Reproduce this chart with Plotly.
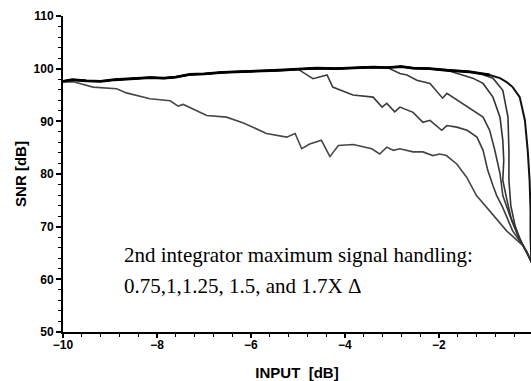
import plotly.graph_objects as go

# Shared high-SNR plateau of the wider-range curves: input level [dB], SNR [dB]
plateau_in = [-10.0, -9.8, -9.5, -9.2, -8.9, -8.5, -8.15, -7.85, -7.6, -7.3, -7.0, -6.6,
              -6.2, -5.8, -5.4, -5.0, -4.6, -4.2, -3.8, -3.4, -3.1, -2.8, -2.55, -2.2,
              -1.83, -1.6, -1.34, -1.13, -0.92]
plateau_snr = [97.6, 97.9, 97.7, 97.6, 97.9, 98.1, 98.3, 98.2, 98.4, 98.9, 99.0, 99.3,
               99.4, 99.5, 99.7, 99.9, 100.1, 100.0, 100.2, 100.3, 100.2, 100.4, 100.1, 100.0,
               99.7, 99.6, 99.4, 99.1, 98.8]

# Common overload tail where the curves meet near full scale
tail_in = [-0.13, -0.06, 0.0]
tail_snr = [65.2, 63.8, 62.8]

# 0.75X: leaves the plateau right away
a_in = [-10.0, -9.78, -9.36, -8.86, -8.65, -8.15, -7.72, -7.55, -7.44, -6.94, -6.52, -6.16,
        -5.67, -5.24, -5.06, -4.92, -4.75, -4.50, -4.32, -4.14, -3.82, -3.43, -3.26, -3.11,
        -2.97, -2.83, -2.55, -2.34, -2.13, -1.98, -1.84, -1.62, -1.41, -1.20, -0.92, -0.56, -0.21]
a_snr = [97.5, 97.5, 96.5, 96.2, 95.4, 94.3, 93.9, 92.9, 93.2, 91.1, 90.8, 89.7,
         87.7, 87.0, 87.7, 84.8, 85.7, 86.4, 83.3, 85.4, 85.6, 84.8, 83.8, 85.1,
         84.5, 84.8, 84.2, 84.2, 83.5, 83.8, 83.5, 81.9, 79.4, 75.9, 73.0, 69.2, 66.4]

# Remaining curves: the input where each leaves the plateau, then its own points
b_from = -5.0
b_in = [-4.68, -4.38, -4.26, -3.83, -3.40, -3.21, -3.11, -2.94, -2.83, -2.55, -2.34, -2.19,
        -1.94, -1.83, -1.62, -1.40, -1.19, -1.06, -0.96, -0.85, -0.77, -0.64, -0.43, -0.21]
b_snr = [98.1, 98.8, 96.5, 95.0, 94.6, 92.7, 93.4, 91.8, 92.7, 91.7, 89.8, 90.2,
         88.3, 89.2, 88.9, 88.3, 87.0, 84.5, 80.7, 77.8, 75.9, 73.6, 69.2, 66.4]

c_from = -3.1
c_in = [-2.83, -2.68, -2.47, -2.19, -2.02, -1.92, -1.83, -1.55, -1.28, -1.06, -0.92, -0.81,
        -0.70, -0.64, -0.49, -0.34, -0.21]
c_snr = [99.1, 98.8, 97.8, 97.2, 95.3, 94.4, 95.3, 93.6, 92.1, 90.8, 88.3, 84.5,
         80.1, 75.9, 72.1, 68.9, 66.4]

d_from = -1.83
d_in = [-1.62, -1.28, -1.06, -0.85, -0.70, -0.64, -0.62, -0.64, -0.55, -0.45, -0.32, -0.21]
d_snr = [99.1, 98.2, 97.2, 94.6, 90.8, 86.4, 82.6, 78.8, 75.0, 71.1, 68.3, 66.4]

e_from = -1.34
e_in = [-1.13, -0.85, -0.64, -0.53, -0.51, -0.51, -0.47, -0.38, -0.28, -0.21]
e_snr = [99.1, 98.2, 95.9, 90.8, 84.5, 78.8, 74.0, 70.2, 67.7, 66.4]

f_from = -0.92
f_in = [-0.70, -0.55, -0.43, -0.28, -0.17, -0.11, -0.07, -0.05, -0.05, -0.04, -0.03]
f_snr = [98.2, 97.4, 96.5, 94.6, 90.2, 84.5, 78.8, 73.0, 68.0, 65.0, 63.2]

ann_line1 = "2nd integrator maximum signal handling:"
ann_line2 = "0.75,1,1.25, 1.5, and 1.7X \u0394"


def with_plateau(start, xs, ys):
    px = [x for x in plateau_in if x <= start]
    py = plateau_snr[:len(px)]
    return px + xs, py + ys


fig = go.Figure()

curves = [
    (a_in + tail_in, a_snr + tail_snr, "#474747", 1.6),
    (*with_plateau(b_from, b_in + tail_in, b_snr + tail_snr), "#3c3c3c", 1.6),
    (*with_plateau(c_from, c_in + tail_in, c_snr + tail_snr), "#3c3c3c", 1.6),
    (*with_plateau(d_from, d_in + tail_in, d_snr + tail_snr), "#333333", 1.6),
    (*with_plateau(e_from, e_in + tail_in, e_snr + tail_snr), "#333333", 1.6),
    (*with_plateau(f_from, f_in, f_snr), "#111111", 2.0),
]
for xs, ys, col, w in curves:
    fig.add_trace(go.Scatter(x=xs, y=ys, mode="lines",
                             line=dict(color=col, width=w), showlegend=False,
                             hoverinfo="skip"))

# heavy overlapping bundle along the plateau
fig.add_trace(go.Scatter(x=plateau_in, y=plateau_snr, mode="lines",
                         line=dict(color="#000000", width=2.8), showlegend=False,
                         hoverinfo="skip"))

serif = "Liberation Serif, Times New Roman, serif"
sans = "Liberation Sans, Arial, sans-serif"

fig.add_annotation(x=-8.745, y=64.6, xref="x", yref="y", text=ann_line1,
                   showarrow=False, xanchor="left", yanchor="middle",
                   font=dict(family=serif, size=21, color="#000000"))
fig.add_annotation(x=-8.745, y=58.8, xref="x", yref="y", text=ann_line2,
                   showarrow=False, xanchor="left", yanchor="middle",
                   font=dict(family=serif, size=21, color="#000000"))

fig.update_layout(
    width=531, height=381,
    margin=dict(l=63, r=0, t=16, b=49),
    paper_bgcolor="white", plot_bgcolor="white",
    xaxis=dict(
        range=[-10, -0.04], tick0=-10, dtick=2, showgrid=False, zeroline=False,
        showline=True, linecolor="black", linewidth=2,
        ticks="outside", ticklen=4, tickwidth=1.5, tickcolor="black",
        ticklabelstandoff=-3,
        minor=dict(dtick=0.4, ticks="outside", ticklen=3, tickwidth=1.2, tickcolor="black"),
        tickfont=dict(family=sans, size=12, color="black", weight="bold"),
        title=dict(text="INPUT  [dB]", standoff=19,
                   font=dict(family=sans, size=15, color="black", weight="bold")),
    ),
    yaxis=dict(
        range=[50, 110], tick0=50, dtick=10, showgrid=False, zeroline=False,
        showline=True, linecolor="black", linewidth=2,
        ticks="outside", ticklen=5, tickwidth=1.5, tickcolor="black",
        minor=dict(dtick=2, ticks="outside", ticklen=3, tickwidth=1.2, tickcolor="black"),
        tickfont=dict(family=sans, size=12, color="black", weight="bold"),
        title=dict(text="SNR [dB]", standoff=3,
                   font=dict(family=sans, size=15, color="black", weight="bold")),
    ),
)

fig.write_html("out.html")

###

> [The problem]: Please quote the lines of the material, beginning with the first and ending with the one that contains "import plotly.graph_objects as go", exactly as written and without any pictures.

> [Output of the task]:
Reproduce this chart with Plotly.
import plotly.graph_objects as go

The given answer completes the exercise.